Why do they call me the King of the Bop?
Why do they call me the King of the Bop?
Why do they call me the King of the Bop?
The reason is because I’m the King of the Bop!’
Okay, that’s actually genius in a really dumb way.
Songs like All the Time in the World, Stavordale Road, N5, and Gabrielle are pretty cool — if sometimes a little naughty in their content — and show MacGowan starting to harness his inimitable crooning & chaotic delivery.

After the band split up, bass player Shanne Bradley went on to form The Men They Couldn’t Hang, which at one point included Kenny Harris of the Screaming Blue Messiahs, a band we are certain to meet at some point on this rambling Random Record journey!

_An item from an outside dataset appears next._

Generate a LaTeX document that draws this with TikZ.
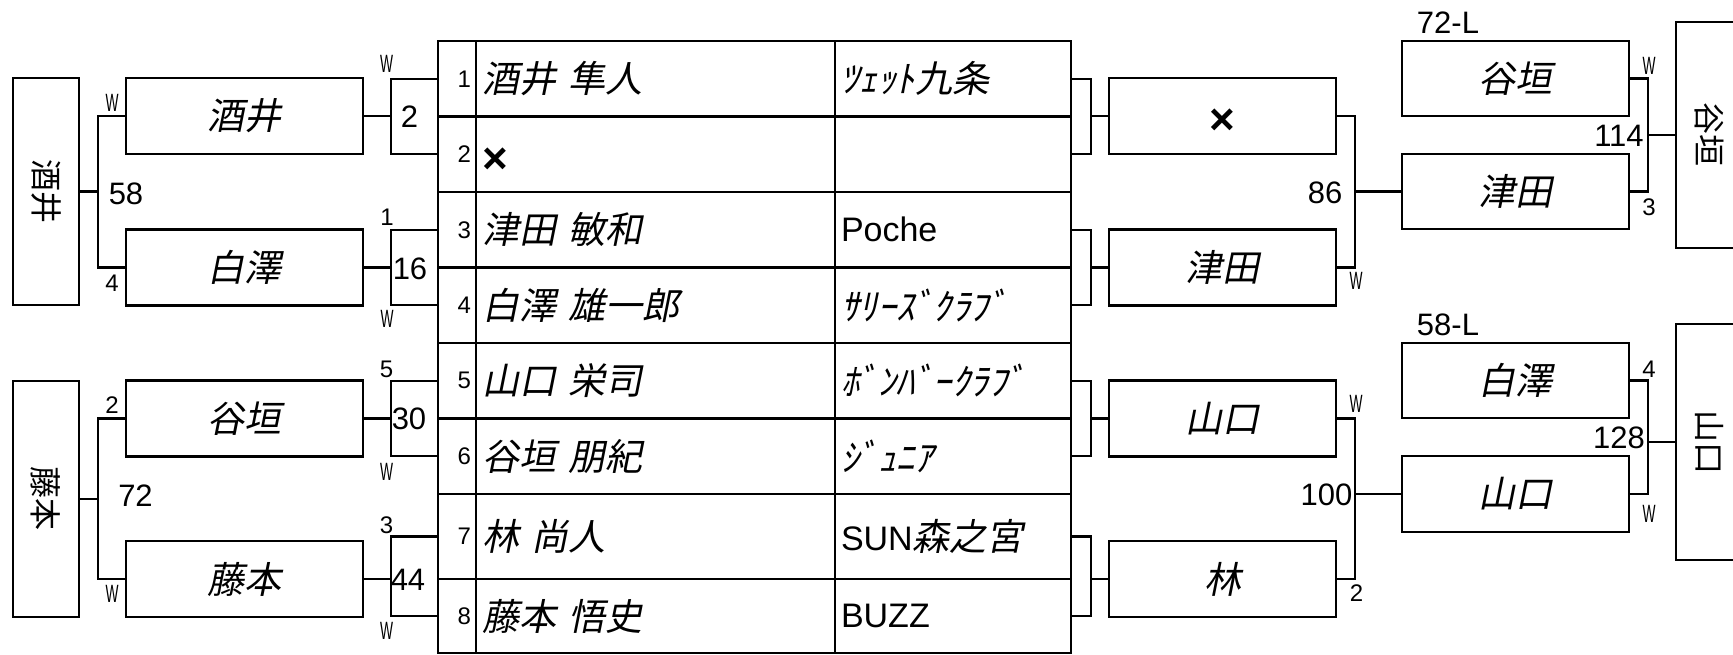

Aug 2025: Gen X – Kiss Me Deadly
Today’s random record is Kiss Me Deadly by Gen X. Yes, that is Billy Idol there on the cover. This is his band before he went solo. It seems like a lot of the British punks knew each other. Look who’s on guitar: James Stevenson (Chelsea, Kim Wilde), Steve Jones (Sex Pistols) and John McGeoch (Siouxsie and the Banshees)!
And yeah, the album kicks off with Dancing With Myself, an absolute Idol fave.